A parere della Corte d’Appello di Milano il mancato esercizio del diritto di opzione da parte della società datrice di lavoro permette di affermare che tra le parti non si era perfezionato alcun accordo e che, di conseguenza, nessun diritto al compenso era sorto in capo al dipendente. Occorre, infatti, considerare che nella struttura tipica prevista dall’ordinamento, “la parte vincolata all’opzione, ossia alla propria dichiarazione, non è tenuta alla prestazione contrattuale finale finché la controparte non accetta costituendo, quindi, il rapporto contrattuale finale”.

La Corte distrettuale ha rimarcato poi che l’istituto dell’opzione di cui all’art. 1331 cod. civ. si colloca nell’ambito di una più complessa fattispecie contrattuale a formazione progressiva, costituita inizialmente da un accordo avente ad oggetto la irrevocabilità della proposta del promittente, e, successivamente, dalla (eventuale) accettazione del promissario che, saldandosi con la precedente proposta, perfeziona il nuovo negozio giuridico.

Sempre secondo la Corte d’Appello lo schema di perfezionamento non è dunque quello della proposta-accettazione, ma quello del contratto preparatorio di opzione, seguito dall’esercizio del suddetto diritto, mediante una dichiarazione unilaterale recettizia entro un termine fissato nel contratto stesso o, in mancanza, dal giudice. E, dunque, scaduto tale termine, l’opzione viene meno, trattandosi di un termine di efficacia di un contratto e non di irrevocabilità della proposta.
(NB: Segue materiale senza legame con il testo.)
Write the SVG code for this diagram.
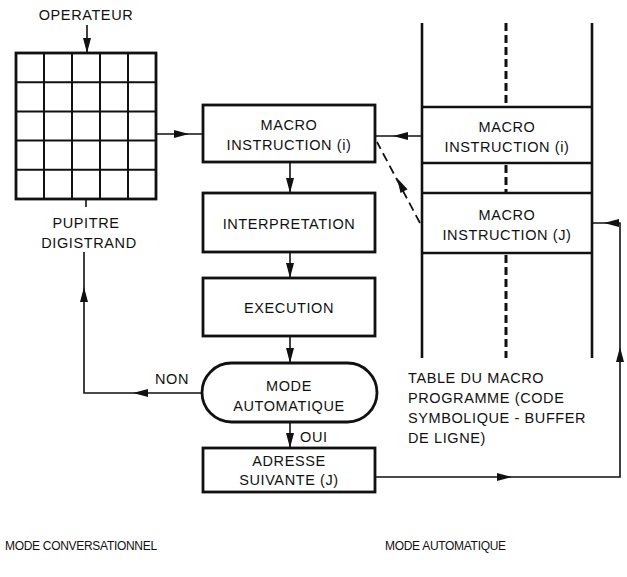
<svg xmlns="http://www.w3.org/2000/svg" width="627" height="577" viewBox="0 0 627 577">
<defs>
<style>
text{font-family:"Liberation Sans",Arial,Helvetica,sans-serif;font-size:14.5px;letter-spacing:0.6px;fill:#111;}
.c{text-anchor:middle;}
.sm{font-size:12px;letter-spacing:-0.3px;}
.box{fill:#fff;stroke:#111;stroke-width:2.8;}
.grid{fill:none;stroke:#111;stroke-width:2;}
.con{fill:none;stroke:#111;stroke-width:1.6;}
.dash{fill:none;stroke:#111;stroke-width:1.8;stroke-dasharray:9 5;}
.vl{fill:none;stroke:#111;stroke-width:2.6;}
.vd{fill:none;stroke:#111;stroke-width:3;stroke-dasharray:8 4;}
.ah{fill:#111;stroke:none;}
</style>
<path id="ahd" d="M0,0 L-15,-4 L-15,4 Z"/>
</defs>

<g id="pupitre">
<rect class="box" x="16" y="53" width="140" height="146"/>
<path class="grid" d="M44,53V199M72,53V199M100,53V199M128,53V199M16,82.2H156M16,111.4H156M16,140.6H156M16,169.8H156"/>
<text class="c" x="86" y="20">OPERATEUR</text>
<text class="c" x="86" y="228">PUPITRE</text>
<text class="c" x="89" y="248">DIGISTRAND</text>
</g>

<g id="macro-i">
<rect class="box" x="203" y="105" width="172" height="57"/>
<text class="c" x="289" y="130">MACRO</text>
<text class="c" x="289" y="150">INSTRUCTION (i)</text>
</g>

<g id="interpretation">
<rect class="box" x="203" y="193" width="172" height="59"/>
<text class="c" x="289" y="229">INTERPRETATION</text>
</g>

<g id="execution">
<rect class="box" x="203" y="278" width="172" height="58"/>
<text class="c" x="289" y="313">EXECUTION</text>
</g>

<g id="mode-auto">
<rect class="box" x="202" y="363" width="175" height="59" rx="29.5" ry="29.5"/>
<text class="c" x="289" y="391">MODE</text>
<text class="c" x="289" y="411">AUTOMATIQUE</text>
</g>

<g id="adresse">
<rect class="box" x="203" y="448" width="172" height="44"/>
<text class="c" x="289" y="466">ADRESSE</text>
<text class="c" x="289" y="485">SUIVANTE (J)</text>
</g>

<g id="table">
<path class="vl" d="M422,23V358M592,23V358"/>
<path class="vl" d="M422,107H592M422,163H592M422,193H592M422,253H592"/>
<path class="vd" d="M506,23V107M506,165V193M506,255V358"/>
<text class="c" x="507" y="132">MACRO</text>
<text class="c" x="507" y="152">INSTRUCTION (i)</text>
<text class="c" x="507" y="220">MACRO</text>
<text class="c" x="507" y="240">INSTRUCTION (J)</text>
<text x="408" y="383">TABLE DU MACRO</text>
<text x="408" y="403">PROGRAMME (CODE</text>
<text x="408" y="423">SYMBOLIQUE - BUFFER</text>
<text x="408" y="443">DE LIGNE)</text>
</g>

<g id="labels">
<text x="155" y="384">NON</text>
<text x="300" y="442">OUI</text>
<text class="sm" x="5" y="550">MODE CONVERSATIONNEL</text>
<text class="sm" x="385" y="550">MODE AUTOMATIQUE</text>
</g>

<g id="connectors">
<path class="con" d="M87,25V53"/>
<use href="#ahd" class="ah" transform="translate(87,53) rotate(90)"/>
<path class="con" d="M86,199V207"/>
<path class="con" d="M156,134H203"/>
<use href="#ahd" class="ah" transform="translate(189,134)"/>
<path class="con" d="M290,162V193"/>
<use href="#ahd" class="ah" transform="translate(290,193) rotate(90)"/>
<path class="con" d="M290,252V278"/>
<use href="#ahd" class="ah" transform="translate(290,278) rotate(90)"/>
<path class="con" d="M290,336V363"/>
<use href="#ahd" class="ah" transform="translate(290,363) rotate(90)"/>
<path class="con" d="M290,422V448"/>
<use href="#ahd" class="ah" transform="translate(290,448) rotate(90)"/>
<path class="con" d="M202,393H84V252"/>
<use href="#ahd" class="ah" transform="translate(133,393) rotate(180)"/>
<use href="#ahd" class="ah" transform="translate(84,287) rotate(-90)"/>
<path class="con" d="M422,136H375"/>
<use href="#ahd" class="ah" transform="translate(393,136) rotate(180)"/>
<path class="dash" d="M420,223L377,142"/>
<use href="#ahd" class="ah" transform="translate(397,178) rotate(-118)"/>
<path class="con" d="M375,477H620V223H592"/>
<use href="#ahd" class="ah" transform="translate(512,477)"/>
<use href="#ahd" class="ah" transform="translate(620,347) rotate(-90)"/>
<use href="#ahd" class="ah" transform="translate(604,223) rotate(180)"/>
</g>
</svg>
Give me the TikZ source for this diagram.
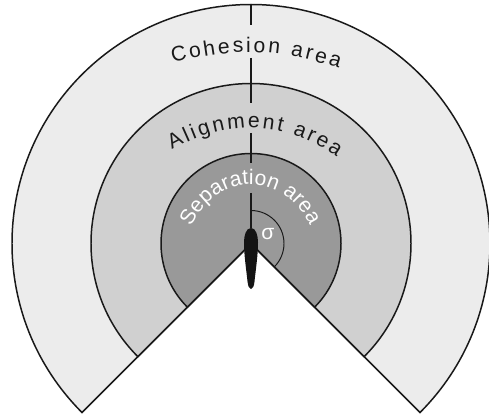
\documentclass[tikz,border=0pt]{standalone}
\usepackage{fontspec}
\setmainfont{Liberation Sans}
\usetikzlibrary{decorations.text}
\definecolor{cohesioncol}{gray}{0.925}
\definecolor{alignmentcol}{gray}{0.815}
\definecolor{separationcol}{gray}{0.6}
\definecolor{linecol}{gray}{0.1}
\newcommand{\labelfont}{\fontsize{12}{13}\selectfont}
\tikzset{
  zone/.style={draw=linecol,line width=0.85pt,line join=miter},
  axisline/.style={linecol,line width=1.1pt},
  arctext/.style={decorate,decoration={text along path,text align={fit to path},text={#1}}},
}

\begin{document}
\begin{tikzpicture}[x=0.02cm,y=0.02cm]
  \useasboundingbox (-251,-171.5) rectangle (238,243.5);
  \foreach \rad/\col in {239/cohesioncol,160/alignmentcol,90/separationcol}{
    \filldraw[zone,fill=\col] (0,0) -- (225:\rad) arc[start angle=225,end angle=-45,radius=\rad] -- cycle;
  }
  % centre line, broken at the labels
  \foreach \ya/\yb in {239/218.5,185.5/140.5,110.5/80.5,50.5/15}{
    \draw[axisline] (0,\ya) -- (0,\yb);
  }
  % angle mark
  \draw[linecol,line width=0.55pt] (0,33) arc[start angle=90,end angle=-45,radius=33];
  \node[white,font=\labelfont] (sigma) at (17,9) {σ};
  % body
  \fill[black!92] (0,15.5) .. controls (-5,15.5) and (-7,8) .. (-7,1)
    .. controls (-7,-12) and (-4.5,-28) .. (-3.5,-38)
    .. controls (-3,-43) and (-1.5,-45.5) .. (0,-45.5)
    .. controls (1.5,-45.5) and (3,-43) .. (3.5,-38)
    .. controls (4.5,-28) and (7,-12) .. (7,1)
    .. controls (7,8) and (5,15.5) .. (0,15.5) -- cycle;
  % labels on arcs
  \path[arctext={|\labelfont\color{linecol}|Cohesion area}]
    (-78,180.5) to[bend left=16] (88,175);
  \path[arctext={|\labelfont\color{linecol}|Alignment area}]
    (-79,93.5) to[bend left=32] (86,86.5);
  \path[arctext={|\labelfont\color{white}|Separation area}]
    (-60,17) to[bend left=64,looseness=1.32] (59,18);
\end{tikzpicture}
\end{document}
In buona sostanza il diritto di opzione è un diritto potestativo, poiché ad esso corrisponde, dal lato passivo, una posizione di soggezione, dato che, ad esclusiva iniziativa dell’opzionario, il concedente può subire la conclusione del contratto finale.

Non da ultimo la Corte d’Appello ha evidenziato che non si era verificata alcuna compressione della libertà contrattuale del lavoratore. Ciò in quanto egli stesso aveva presentato le proprie dimissioni volontariamente accettando una diversa proposta lavorativa e non aveva dimostrato di aver subito una limitazione dalla mancata comunicazione da parte della società dell’esercizio di opzione.

Alla luce di quanto sopra la Corte d’Appello ha rigettato il ricorso del dipendente avverso la sentenza di primo grado, non ravvisando profili di violazione della legge inerenti al diritto d’ opzione di cui all’art. 1331 cod. civ.